I have come across some good information.  Granted, arguably the Barnett Shale offers different challenges, however much of what we know from history can be applied safely to the future.

http://www.tudorpickering.com/pdfs/TheBarnettShaleReport.pdf

Scroll down to page 26, the topic on Horizontal wells.

As an aside, it is interesting to note the average decline curves.  Albeit much better than verticals on average, I was enlightened. Roughly goes down by 1/2 in the first year.

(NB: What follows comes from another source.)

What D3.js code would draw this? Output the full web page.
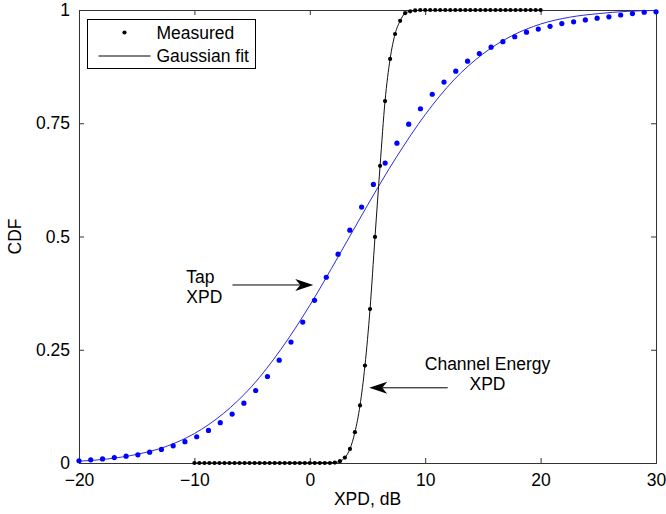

« Last Edit: June 13, 2008, 08:21:39 AM by mr_z »

NC-PA

  • Posts: 411
Re: Some history from the Barnett Shale on Horizontal spacing
« Reply #1 on: June 17, 2008, 08:30:52 PM »
Very interesting. Much more drastic decline rates than expected, but median and mean production numbers are good. Wonder how the Marcellus will compare.

mr_z

  • Guest
Re: Some history from the Barnett Shale on Horizontal spacing
« Reply #2 on: June 18, 2008, 05:48:55 AM »
What shocked me was the spacing.  I have been reading some companies are doing 20 acre spacing on their horizontals there.  Much of them fall between 60 and 40, or so from the presentations and websites I have been reading seem to indicate.

NC-PA

  • Posts: 411
Re: Some history from the Barnett Shale on Horizontal spacing
« Reply #3 on: June 18, 2008, 06:31:50 AM »
Yeah the spacing was certainly surprising, although it resulted in a higher rate, it didn't necessarily mean double the production, but still, the tighter the spacing, the more area they can thoroughly cover. Imagine if they space the horizontals in this play like that. Almost anyone with an average chunk of land could stand the chance to have a well drilled on it.